In this section, we'll go over the principles behind the .NET implementation of the garbage collector - how a collection is actually performed. The full details of the algorithm are not publicly available, since Microsoft reserves the right to tweak details of it in future, but the rough outline has been documented. Understanding how garbage collections are performed can be important, partly because it helps you to understand how to implement finalizers that have as little adverse impact on performance as possible, and partly since there are several concepts that arise from the garbage collector, including generations and resurrection, which may under some situations affect your code.

The details presented here are specifically for Microsoft's implementation of the .NET garbage collector. Bear in mind that this is not the only way of implementing a garbage collector, so don't assume that any other garbage collector that you might encounter in future is implemented the same way. Also, bear in mind that there have been years of research put into optimizing garbage collection algorithms - so although some of the following discussion might give you the impression of a very long, cumbersome task, in practice the actual algorithm and data structures used have been so finely tuned that the process of garbage collection really does consume very little time.

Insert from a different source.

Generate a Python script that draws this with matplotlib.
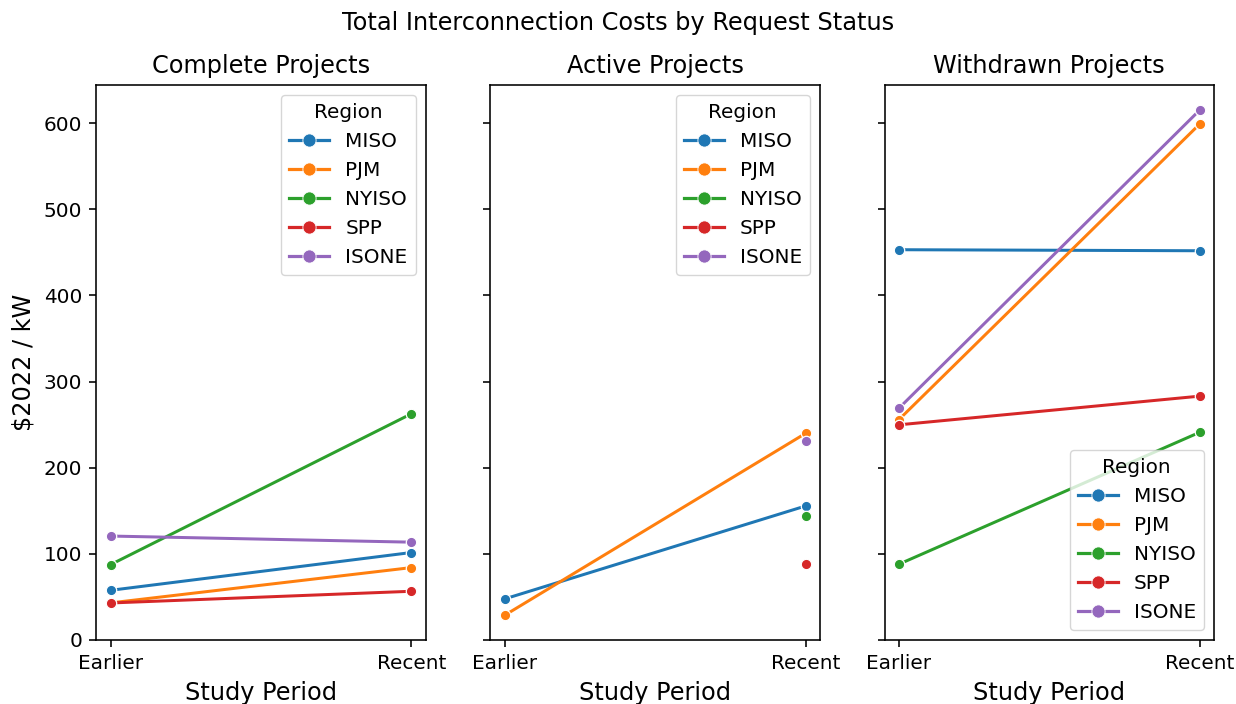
import numpy as np
import matplotlib
matplotlib.use("Agg")
import matplotlib.pyplot as plt

periods = ["Earlier", "Recent"]
regions = ["MISO", "PJM", "NYISO", "SPP", "ISONE"]
colors = ["#1f77b4", "#ff7f0e", "#2ca02c", "#d62728", "#9467bd"]
panel_titles = ["Complete Projects", "Active Projects", "Withdrawn Projects"]

complete_vals = {
    "MISO": [57.6, 101.5],
    "PJM": [43.0, 84.0],
    "NYISO": [87.4, 262.6],
    "SPP": [42.9, 56.5],
    "ISONE": [120.6, 113.5],
}
active_vals = {
    "MISO": [47.6, 155.5],
    "PJM": [28.6, 239.8],
    "NYISO": [np.nan, 143.5],
    "SPP": [np.nan, 87.8],
    "ISONE": [np.nan, 230.5],
}
withdrawn_vals = {
    "MISO": [453.0, 451.8],
    "PJM": [255.5, 598.8],
    "NYISO": [87.8, 241.0],
    "SPP": [249.7, 283.0],
    "ISONE": [268.7, 615.0],
}
panels = [complete_vals, active_vals, withdrawn_vals]
legend_locs = ["upper right", "upper right", "lower right"]

s = 1.44
plt.rcParams.update({
    "xtick.major.size": 3.5 * s, "ytick.major.size": 3.5 * s,
    "xtick.major.width": 0.8 * s, "ytick.major.width": 0.8 * s,
    "axes.linewidth": 0.8 * s,
    "xtick.major.pad": 3.5 * s, "ytick.major.pad": 3.5 * s,
})

fig, axes = plt.subplots(1, 3, figsize=(12.36, 7.04), dpi=100, sharey=True)
fig.subplots_adjust(left=0.078, right=0.982, top=0.879, bottom=0.091, wspace=0.197)

x = np.arange(len(periods))
for ax, vals, title, loc in zip(axes, panels, panel_titles, legend_locs):
    for reg, col in zip(regions, colors):
        ax.plot(x, vals[reg], color=col, lw=1.5 * s, marker="o", ms=7.5,
                mec="white", mew=0.9, label=reg)
    ax.set_xticks(x)
    ax.set_xticklabels(periods, fontsize=10 * s)
    ax.tick_params(axis="y", labelsize=10 * s)
    ax.set_xlabel("Study Period", fontsize=12 * s, labelpad=4 * s)
    ax.set_title(title, fontsize=12 * s, pad=6 * s)
    ax.margins(x=0.047)
    leg = ax.legend(title="Region", loc=loc, fontsize=10 * s, title_fontsize=10 * s)
    for h in leg.legend_handles:
        h.set_markersize(9.5)
        h.set_linewidth(2.3)
        h.set_markeredgewidth(0.6)

axes[0].set_ylim(0, 644)
axes[0].set_ylabel("$2022 / kW", fontsize=12 * s, labelpad=4 * s)
fig.suptitle("Total Interconnection Costs by Request Status", fontsize=12 * s, y=0.985)

fig.savefig("out.png", dpi=100)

In the following discussion, I'll frequently refer loosely to the managed heap. In fact, there are two managed heaps, because large objects are placed on their own heap, in a separate area of memory. What counts as large is presumably subject to change - tests by one of the reviewers of this chapter suggest the threshold is 80 KB, but you shouldn't rely on this figure staying unchanged through different .NET versions. This separate large object heap exists for performance reasons. As we will see shortly, the garbage collector normally compacts the (small object) managed heap by moving objects that are still in use around so they form one contiguous block. For small objects, the performance gain from having a small and contiguous heap outweighs the cost of performing the compaction. For sufficiently large objects, however, the cost of moving the objects is too great. So the large object heap is not compacted. Obviously, for the vast majority of applications, only a very tiny proportion of objects will be large enough to be placed on the large object heap.

Invoking the GC

In principle, there are two possible ways that the system might automatically instigate a collection. There could be some background thread that continuously monitors memory usage and instigates a collection whenever it deems it appropriate, or alternatively a check can be made whenever an object is allocated (in which case no background thread is necessary). Of these, Microsoft has gone for the second approach.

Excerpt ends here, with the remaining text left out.